Rocky View County Council Oct. 1 approved the County Plan but asked administration to develop a process through which changes can be proposed leading up to a critically important one-year review.

Council adopted only a few changes to the Plan, which was heavily criticized by a broad spectrum of stakeholders, including residents, farmer and ranchers, after it was made public earlier this year. Instead, Council decided to wait for the one-year review to explore substantive changes to the document that will guide County direction and development.

The County Plan replaces the Municipal Development plan adopted in 1998 and overturns direction established in the formerly approved Growth Management Strategy.

The minor changes endorsed Oct. 1 include:

· The addition of four Highway Business Areas to maps;

· West Balzac identified as a full service hamlet;

· The addition of communities based on conservation design principles.

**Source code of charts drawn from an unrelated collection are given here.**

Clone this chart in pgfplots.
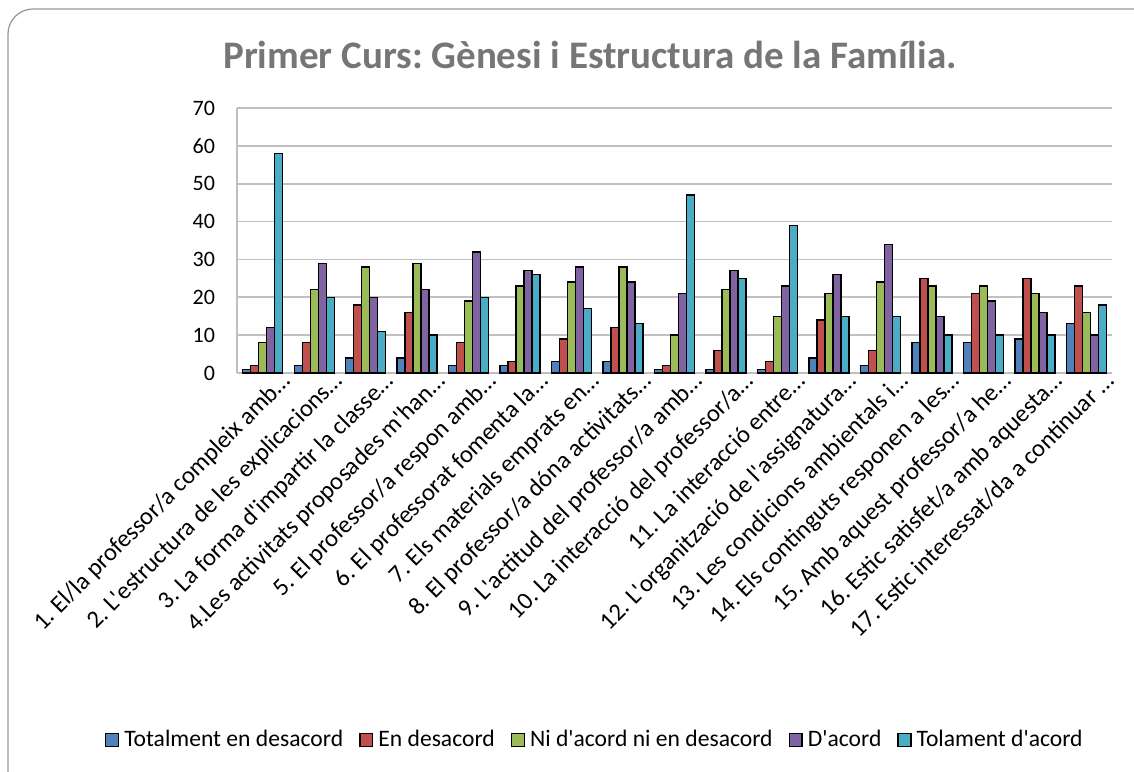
\documentclass[border=0pt]{standalone}
\usepackage{pgfplots}
\pgfplotsset{compat=1.18}
\usepackage{fontspec}
\setmainfont{Carlito}[Ligatures=TeXOff]
\definecolor{c1}{RGB}{79,129,189}
\definecolor{c2}{RGB}{192,80,77}
\definecolor{c3}{RGB}{155,187,89}
\definecolor{c4}{RGB}{128,100,162}
\definecolor{c5}{RGB}{75,172,198}
\definecolor{gridc}{RGB}{192,192,192}
\definecolor{titlec}{RGB}{118,118,118}
\begin{document}
\frenchspacing
\begin{tikzpicture}
\useasboundingbox (0,0) rectangle (567pt,385.5pt);
\draw[color={rgb,255:red,150;green,150;blue,150}, line width=0.6pt, rounded corners=12.5pt] (4pt,-20pt) rectangle (580pt,381pt);
\node[font=\fontsize{19.5pt}{22pt}\selectfont\bfseries, text=titlec] at (295pt,358pt) {Primer Curs: Gènesi i Estructura de la Família.};
\begin{axis}[
  at={(118.5pt,199pt)}, anchor=south west,
  scale only axis, width=437.5pt, height=132.5pt,
  ybar=0pt, bar width=4pt,
  xmin=-0.5, xmax=16.5, ymin=0, ymax=70,
  ytick={0,10,...,70},
  xtick={0,...,16},
  xticklabels={
    {1. El/la professor/a compleix amb…},
    {2. L'estructura de les explicacions…},
    {3. La forma d'impartir la classe…},
    {4.Les activitats proposades m'han…},
    {5. El professor/a respon amb…},
    {6. El professorat fomenta la…},
    {7. Els materials emprats en…},
    {8. El professor/a dóna activitats…},
    {9. L'actitud del professor/a amb…},
    {10. La interacció del professor/a…},
    {11. La interacció entre…},
    {12. L'organització de l'assignatura…},
    {13. Les condicions ambientals i…},
    {14. Els continguts responen a les…},
    {15. Amb aquest professor/a he…},
    {16. Estic satisfet/a amb aquesta…},
    {17. Estic interessat/da a continuar …}},
  xticklabel style={rotate=45, anchor=north east, font=\fontsize{12.3pt}{14pt}\selectfont, inner sep=1pt, xshift=8pt, yshift=-4pt},
  yticklabel style={font=\fontsize{11pt}{13pt}\selectfont, xshift=-7.5pt},
  /pgf/number format/assume math mode=true,
  major tick length=0pt,
  axis x line*=bottom, axis y line*=left,
  axis line style={color=gridc, line width=0.8pt},
  ymajorgrids, major grid style={color=gridc, line width=0.8pt},
  every axis plot/.append style={draw=black, line width=0.7pt},
  legend columns=5,
  legend style={at={(0.409,-1.385)}, anchor=center, draw=none, fill=none,
    font=\fontsize{11.8pt}{13pt}\selectfont, column sep=1.5pt,
    nodes={inner sep=1pt},
    /tikz/every even column/.append style={column sep=7pt}},
  legend image code/.code={\draw[#1, line width=0.7pt] (0pt,-3.2pt) rectangle (6.4pt,3.2pt);},
]
\addplot[fill=c1] coordinates {(0,1)(1,2)(2,4)(3,4)(4,2)(5,2)(6,3)(7,3)(8,1)(9,1)(10,1)(11,4)(12,2)(13,8)(14,8)(15,9)(16,13)};
\addplot[fill=c2] coordinates {(0,2)(1,8)(2,18)(3,16)(4,8)(5,3)(6,9)(7,12)(8,2)(9,6)(10,3)(11,14)(12,6)(13,25)(14,21)(15,25)(16,23)};
\addplot[fill=c3] coordinates {(0,8)(1,22)(2,28)(3,29)(4,19)(5,23)(6,24)(7,28)(8,10)(9,22)(10,15)(11,21)(12,24)(13,23)(14,23)(15,21)(16,16)};
\addplot[fill=c4] coordinates {(0,12)(1,29)(2,20)(3,22)(4,32)(5,27)(6,28)(7,24)(8,21)(9,27)(10,23)(11,26)(12,34)(13,15)(14,19)(15,16)(16,10)};
\addplot[fill=c5] coordinates {(0,58)(1,20)(2,11)(3,10)(4,20)(5,26)(6,17)(7,13)(8,47)(9,25)(10,39)(11,15)(12,15)(13,10)(14,10)(15,10)(16,18)};
\legend{Totalment en desacord, En desacord, Ni d'acord ni en desacord, D'acord, Tolament d'acord}
\end{axis}
\end{tikzpicture}
\end{document}
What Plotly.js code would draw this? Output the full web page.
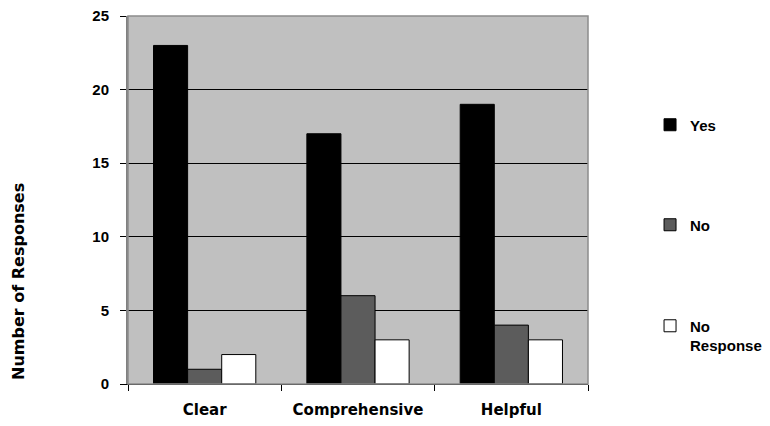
<!DOCTYPE html>
<html>
<head>
<meta charset="utf-8">
<script src="https://cdn.plot.ly/plotly-3.0.1.min.js"></script>
<style>
  html, body { margin: 0; padding: 0; background: #ffffff; }
  #chart { width: 770px; height: 426px; }
</style>
</head>
<body>
<div id="chart"></div>
<script>
// Survey responses per document quality criterion
const categories = ['Clear', 'Comprehensive', 'Helpful'];
const yesCounts = [23, 17, 19];
const noCounts = [1, 6, 4];
const noResponseCounts = [2, 3, 3];
const seriesNames = ['Yes', 'No', 'No<br>Response'];
const yTickValues = [0, 5, 10, 15, 20, 25];
const yTickLabels = ['0', '5', '10', '15', '20', '25'];

const barOutline = { color: '#000000', width: 1 };

const traces = [
  { type: 'bar', name: seriesNames[0], x: categories, y: yesCounts,
    marker: { color: '#000000', line: barOutline }, legend: 'legend' },
  { type: 'bar', name: seriesNames[1], x: categories, y: noCounts,
    marker: { color: '#5c5c5c', line: barOutline }, legend: 'legend2' },
  { type: 'bar', name: seriesNames[2], x: categories, y: noResponseCounts,
    marker: { color: '#ffffff', line: barOutline }, legend: 'legend3' }
];

// Each legend entry sits in its own box, spread down the right-hand side
const legendFont = { family: 'Liberation Sans, Arial, sans-serif', size: 15, color: '#000000', weight: 'bold' };
function legendAt(y, extra) {
  return Object.assign({
    x: 0.8442, xanchor: 'left', xref: 'container',
    y: y, yanchor: 'middle', yref: 'container',
    bgcolor: 'rgba(0,0,0,0)', borderwidth: 0,
    font: legendFont,
    itemclick: false, itemdoubleclick: false
  }, extra || {});
}

const layout = {
  width: 770,
  height: 426,
  margin: { l: 128, r: 182, t: 16, b: 42 },
  paper_bgcolor: '#ffffff',
  plot_bgcolor: '#c0c0c0',
  barmode: 'group',
  bargap: 0.333,
  bargroupgap: 0,
  showlegend: true,
  legend: legendAt(0.7066),
  legend2: legendAt(0.4718),
  legend3: legendAt(0.2124, { valign: 'top' }),
  xaxis: {
    type: 'category',
    showgrid: false,
    showline: true,
    linecolor: '#000000',
    linewidth: 1,
    ticks: 'outside',
    tickson: 'boundaries',
    ticklen: 6,
    tickcolor: '#000000',
    ticklabelstandoff: 12,
    tickfont: { family: 'DejaVu Sans, sans-serif', size: 15, color: '#000000', weight: 'bold' }
  },
  yaxis: {
    range: [0, 25],
    tickvals: yTickValues,
    ticktext: yTickLabels,
    showgrid: true,
    gridcolor: '#000000',
    gridwidth: 1,
    zeroline: false,
    showline: true,
    linecolor: '#808080',
    linewidth: 2,
    ticks: 'outside',
    ticklen: 6,
    tickcolor: '#000000',
    ticklabelstandoff: 8,
    tickfont: { family: 'Liberation Sans, Arial, sans-serif', size: 15, color: '#000000', weight: 'bold' }
  },
  shapes: [
    { type: 'rect', xref: 'paper', yref: 'paper', x0: 0, x1: 1, y0: 0, y1: 1,
      line: { color: '#8c8c8c', width: 1.5 }, fillcolor: 'rgba(0,0,0,0)', layer: 'above' }
  ],
  annotations: [
    { text: 'Number of Responses', textangle: -90,
      xref: 'paper', yref: 'paper', x: -0.237, y: 0.28,
      xanchor: 'center', yanchor: 'middle', showarrow: false,
      font: { family: 'DejaVu Sans, sans-serif', size: 16, color: '#000000', weight: 'bold' } }
  ]
};

Plotly.newPlot('chart', traces, layout, { displayModeBar: false, staticPlot: true });
</script>
</body>
</html>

At an earlier meeting Sept. 10, Council rejected any significant changes to the County Plan when it met to review input from the more than 130 submissions put forward by residents and stakeholders in letters and during two days of public hearings.

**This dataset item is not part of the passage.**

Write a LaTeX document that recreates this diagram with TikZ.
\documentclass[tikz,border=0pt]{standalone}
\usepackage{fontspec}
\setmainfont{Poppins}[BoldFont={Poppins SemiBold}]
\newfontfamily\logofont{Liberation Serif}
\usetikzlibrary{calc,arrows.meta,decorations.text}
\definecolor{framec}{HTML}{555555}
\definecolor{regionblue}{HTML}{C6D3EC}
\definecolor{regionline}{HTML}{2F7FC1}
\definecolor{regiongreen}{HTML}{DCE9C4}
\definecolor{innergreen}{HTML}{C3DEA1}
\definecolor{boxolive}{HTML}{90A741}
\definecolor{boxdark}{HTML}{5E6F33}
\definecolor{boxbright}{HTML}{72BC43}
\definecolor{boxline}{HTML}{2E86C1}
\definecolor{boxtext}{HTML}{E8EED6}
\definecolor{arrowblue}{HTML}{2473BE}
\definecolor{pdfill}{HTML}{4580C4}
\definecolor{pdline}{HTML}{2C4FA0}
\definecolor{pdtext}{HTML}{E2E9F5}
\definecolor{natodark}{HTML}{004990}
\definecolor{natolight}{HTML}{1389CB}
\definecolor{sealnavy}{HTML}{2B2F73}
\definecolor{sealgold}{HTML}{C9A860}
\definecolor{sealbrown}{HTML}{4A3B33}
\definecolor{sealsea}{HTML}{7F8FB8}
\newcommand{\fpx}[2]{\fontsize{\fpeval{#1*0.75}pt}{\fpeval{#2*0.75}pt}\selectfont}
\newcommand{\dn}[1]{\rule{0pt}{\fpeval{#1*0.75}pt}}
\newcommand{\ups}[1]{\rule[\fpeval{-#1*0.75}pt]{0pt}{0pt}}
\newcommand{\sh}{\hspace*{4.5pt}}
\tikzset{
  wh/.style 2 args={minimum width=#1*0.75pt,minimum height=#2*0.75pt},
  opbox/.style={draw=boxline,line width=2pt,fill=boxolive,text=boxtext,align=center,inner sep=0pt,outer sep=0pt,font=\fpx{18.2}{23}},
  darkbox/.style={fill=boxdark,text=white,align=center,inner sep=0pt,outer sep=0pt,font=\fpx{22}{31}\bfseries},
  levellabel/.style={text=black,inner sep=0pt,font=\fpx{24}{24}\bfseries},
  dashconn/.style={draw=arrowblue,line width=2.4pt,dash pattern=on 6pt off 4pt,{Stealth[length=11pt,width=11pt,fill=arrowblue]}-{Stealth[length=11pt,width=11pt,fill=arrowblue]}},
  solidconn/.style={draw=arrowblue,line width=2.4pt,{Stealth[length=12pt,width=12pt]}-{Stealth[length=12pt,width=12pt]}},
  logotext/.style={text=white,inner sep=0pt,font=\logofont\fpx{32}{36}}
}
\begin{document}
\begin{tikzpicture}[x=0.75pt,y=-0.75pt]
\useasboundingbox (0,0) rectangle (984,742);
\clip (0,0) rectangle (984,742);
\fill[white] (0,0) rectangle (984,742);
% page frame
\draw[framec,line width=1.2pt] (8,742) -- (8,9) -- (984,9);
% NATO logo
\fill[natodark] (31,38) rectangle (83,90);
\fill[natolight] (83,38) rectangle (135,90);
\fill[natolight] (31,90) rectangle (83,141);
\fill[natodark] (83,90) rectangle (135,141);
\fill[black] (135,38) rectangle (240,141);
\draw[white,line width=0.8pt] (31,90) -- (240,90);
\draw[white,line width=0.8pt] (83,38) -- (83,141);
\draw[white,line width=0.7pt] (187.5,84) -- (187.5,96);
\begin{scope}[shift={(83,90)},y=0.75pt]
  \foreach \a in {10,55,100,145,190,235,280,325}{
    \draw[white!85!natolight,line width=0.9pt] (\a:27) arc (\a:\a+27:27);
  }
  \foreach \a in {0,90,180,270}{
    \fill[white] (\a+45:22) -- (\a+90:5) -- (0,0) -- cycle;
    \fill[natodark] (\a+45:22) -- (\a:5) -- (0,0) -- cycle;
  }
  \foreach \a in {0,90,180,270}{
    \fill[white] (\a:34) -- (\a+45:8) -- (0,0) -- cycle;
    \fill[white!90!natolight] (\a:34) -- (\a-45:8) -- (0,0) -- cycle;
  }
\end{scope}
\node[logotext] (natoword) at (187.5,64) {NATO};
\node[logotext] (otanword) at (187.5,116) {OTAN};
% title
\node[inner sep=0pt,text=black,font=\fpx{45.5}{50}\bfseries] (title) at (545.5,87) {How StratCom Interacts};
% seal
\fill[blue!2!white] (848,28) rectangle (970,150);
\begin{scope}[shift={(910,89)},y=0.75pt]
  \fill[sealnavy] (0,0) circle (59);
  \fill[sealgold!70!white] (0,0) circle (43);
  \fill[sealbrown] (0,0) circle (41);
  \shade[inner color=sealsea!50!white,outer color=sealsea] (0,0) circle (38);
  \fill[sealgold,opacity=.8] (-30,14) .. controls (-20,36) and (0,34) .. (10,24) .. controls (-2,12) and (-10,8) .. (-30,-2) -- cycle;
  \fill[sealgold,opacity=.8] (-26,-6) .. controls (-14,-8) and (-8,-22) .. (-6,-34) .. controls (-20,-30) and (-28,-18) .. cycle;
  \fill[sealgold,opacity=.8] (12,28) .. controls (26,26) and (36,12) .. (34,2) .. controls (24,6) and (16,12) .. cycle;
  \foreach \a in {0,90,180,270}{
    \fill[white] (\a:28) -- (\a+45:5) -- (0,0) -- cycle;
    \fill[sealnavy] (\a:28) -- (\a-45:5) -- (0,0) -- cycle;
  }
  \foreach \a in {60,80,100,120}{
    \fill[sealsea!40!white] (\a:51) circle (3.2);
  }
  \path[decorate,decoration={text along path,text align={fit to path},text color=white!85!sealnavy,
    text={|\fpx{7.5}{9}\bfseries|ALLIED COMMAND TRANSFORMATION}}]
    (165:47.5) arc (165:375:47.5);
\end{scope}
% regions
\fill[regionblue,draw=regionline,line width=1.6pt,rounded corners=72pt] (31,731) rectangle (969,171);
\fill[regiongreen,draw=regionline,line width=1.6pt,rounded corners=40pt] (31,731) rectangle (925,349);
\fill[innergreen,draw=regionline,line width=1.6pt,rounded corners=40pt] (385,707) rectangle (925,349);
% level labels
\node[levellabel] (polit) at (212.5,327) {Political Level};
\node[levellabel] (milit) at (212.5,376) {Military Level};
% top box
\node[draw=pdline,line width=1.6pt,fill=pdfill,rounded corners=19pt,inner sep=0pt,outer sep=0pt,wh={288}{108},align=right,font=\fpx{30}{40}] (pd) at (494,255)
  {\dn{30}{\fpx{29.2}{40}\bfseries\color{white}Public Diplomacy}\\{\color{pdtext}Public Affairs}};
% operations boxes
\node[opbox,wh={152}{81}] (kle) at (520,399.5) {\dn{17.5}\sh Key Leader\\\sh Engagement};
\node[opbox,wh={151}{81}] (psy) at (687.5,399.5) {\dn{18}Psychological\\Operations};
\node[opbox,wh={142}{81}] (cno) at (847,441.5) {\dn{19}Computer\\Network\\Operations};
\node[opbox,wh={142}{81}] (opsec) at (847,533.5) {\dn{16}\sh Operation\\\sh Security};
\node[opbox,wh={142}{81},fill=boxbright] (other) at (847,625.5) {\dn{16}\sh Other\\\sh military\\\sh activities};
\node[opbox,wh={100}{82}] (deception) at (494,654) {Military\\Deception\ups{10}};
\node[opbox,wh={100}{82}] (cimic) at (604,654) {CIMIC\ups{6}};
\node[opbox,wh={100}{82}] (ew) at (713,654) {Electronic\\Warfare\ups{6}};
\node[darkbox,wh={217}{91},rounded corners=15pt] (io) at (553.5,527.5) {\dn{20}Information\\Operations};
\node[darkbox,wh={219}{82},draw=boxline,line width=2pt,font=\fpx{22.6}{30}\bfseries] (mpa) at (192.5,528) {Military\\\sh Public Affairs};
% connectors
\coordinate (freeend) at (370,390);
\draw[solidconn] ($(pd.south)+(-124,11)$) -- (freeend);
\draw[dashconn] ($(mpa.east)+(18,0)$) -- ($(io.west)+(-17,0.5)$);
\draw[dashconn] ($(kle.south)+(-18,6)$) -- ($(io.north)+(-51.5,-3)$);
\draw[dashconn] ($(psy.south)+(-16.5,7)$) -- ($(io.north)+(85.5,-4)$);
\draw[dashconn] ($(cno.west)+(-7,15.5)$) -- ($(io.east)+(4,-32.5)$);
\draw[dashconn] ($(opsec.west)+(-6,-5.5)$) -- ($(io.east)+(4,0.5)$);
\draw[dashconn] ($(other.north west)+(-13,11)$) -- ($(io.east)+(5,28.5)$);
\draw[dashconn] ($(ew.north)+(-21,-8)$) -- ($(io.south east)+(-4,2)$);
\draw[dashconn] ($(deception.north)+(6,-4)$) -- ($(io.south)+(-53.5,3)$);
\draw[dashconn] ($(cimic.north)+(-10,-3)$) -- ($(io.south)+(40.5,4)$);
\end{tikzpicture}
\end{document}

Major amendments proposed by several councillors for further consideration were in most cases defeated by 5-4 vote.  Several councillors argued important amendments should be looked at during a one year review once Rocky View County has test driven the Plan which reduces growth to less than half what was previously approved.

The County Plan will guide development for the next 10 to 12 years and have tremendous impact on land values and quality of life. Dozens of participants at the Public Hearings had warned the Plan was shaped by the overwhelming participation of acreage owners from only two small parts of the County.

Many expressed concern that it lacked flexibility, locked in the past, would harm land values, impact taxes and would not provide for the range of housing options sought by future consumers, including seniors and young families.

One group that was deeply concerned during the hearings were ranchers and farmers, who have seen their land values chopped in approximately half in recent years.

At the Sept. 10 meeting, many people in the audience were disappointed that Council decided to reject its previously approved growth strategy of six per cent of regional population reducing it to a maximum of 2.5 per cent of regional growth. They are also concerned it directs growth to areas where people are not interested in living.